我正在尝试 运行 一些代码,但我在页面的循环部分收到错误消息 AttributeError: 'NoneType' object has no attribute 'find_all'。我认为 JS 检测到我正在使用 ChromeDriver 并阻止对网页的请求。

关于做什么的建议?

cards = []
pages = 5

for i in range(pages):
    url = 'https://rj.olx.com.br/rio-de-janeiro-e-regiao/imoveis/aluguel?o=' +str(i+1)
    driver.get(url)

    soup = BeautifulSoup(driver.page_source, 'html.parser')
    anuncios = soup.find('div', {'class' : 'section_OLXad-list'}).find_all('li', class_="item")

    for anuncio in anuncios:
        card = {}

        card['value'] = get_text(anuncio.find('p', {'class':"OLXad-list-price"}))
        card['location'] = get_text(anuncio.find('p', class_="detail-region"))
        card['metragem'] = get_text(anuncio.find('p', class_="detail-specific"))
        card['link'] = get_link(anuncio.find('a', href=True))

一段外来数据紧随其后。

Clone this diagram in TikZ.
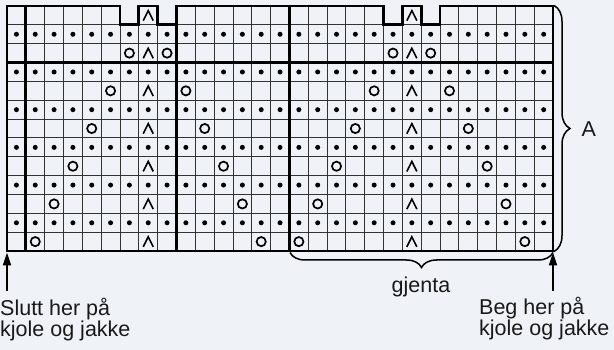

        if len(card['value']):
            cards.append(card)

dataset = pd.DataFrame(cards)

---------------------------------------------------------------------------
AttributeError                            Traceback (most recent call last)
/tmp/ipykernel_11539/2840841130.py in <module>
      7 
      8     soup = BeautifulSoup(driver.page_source, 'html.parser')
----> 9     anuncios = soup.find('div', {'class' : 'section_OLXad-list'}).find_all('li', class_="item")
     10 
     11     for anuncio in anuncios:

AttributeError: 'NoneType' object has no attribute 'find_all'

完整代码

from selenium import webdriver
from bs4 import BeautifulSoup
import pandas as pd

def get_text(bs_tag):
    if bs_tag:
        return bs_tag.get_text().strip().replace('\n', '').replace('\t', '')
    else:
        return ''

def get_link(bs_tag):
    if bs_tag:
        return bs_tag['href']
    else:
        return ''

options = webdriver.ChromeOptions()
options.add_argument('--ignore-certificate-errors')
options.add_argument('--incognito')
options.add_argument('--headless')
options.add_argument('--no-sandbox')
options.add_argument('--disable-dev-shm-usage')
driver = webdriver.Chrome(chromedriver, options=options)

driver.implicitly_wait(5)

cards = []
pages = 5

for i in range(pages):
    url = 'https://rj.olx.com.br/rio-de-janeiro-e-regiao/imoveis/aluguel?o=' +str(i+1)
    driver.get(url)

    soup = BeautifulSoup(driver.page_source, 'html.parser')
    anuncios = soup.find('div', {'class' : 'section_OLXad-list'}).find_all('li', class_="item")

    for anuncio in anuncios:
        card = {}

        card['value'] = get_text(anuncio.find('p', {'class':"OLXad-list-price"}))
        card['location'] = get_text(anuncio.find('p', class_="detail-region"))
        card['metragem'] = get_text(anuncio.find('p', class_="detail-specific"))
        card['link'] = get_link(anuncio.find('a', href=True))

        if len(card['value']):
            cards.append(card)

dataset = pd.DataFrame(cards)

anuncios = soup.find('div', {'class' : 'section_OLXad-list'}).find_all('li', class_="item")

soup.find() 调用未找到任何内容,因此返回 None

所以你实际上是在说这个:

anuncios = None.find_all('li', class_="item")

这当然行不通。

您不必为此使用 Selenium,所有数据都存储在脚本标签中,可以像这样轻松抓取:

import requests
from bs4 import BeautifulSoup
import json
import pandas as pd

headers = {"User-Agent":"Mozilla/5.0 (Windows NT 10.0; Win64; x64) AppleWebKit/537.36 (KHTML, like Gecko) Chrome/97.0.4692.71 Safari/537.36"}

final = []
for page in range(1,5):

    url = f'https://rj.olx.com.br/rio-de-janeiro-e-regiao/imoveis/aluguel?o={page}'

    landing_page = requests.get(url,headers=headers)
    print(f'Scraping page {page}')
    soup = BeautifulSoup(landing_page.text,'html.parser')

    dirty = soup.find('script',{'id':'initial-data'})['data-json']
    clean = json.loads(dirty.replace('&quot;','"'))

    data = clean['listingProps']['adList']
    for listing in data:

        try:
            listing.pop('images') #clean up csv
            listing.pop('properties')
        except:
            continue #some listings don't have images/properties

        final.append(listing)

df = pd.DataFrame(final)
df.to_csv('output.csv',index=False)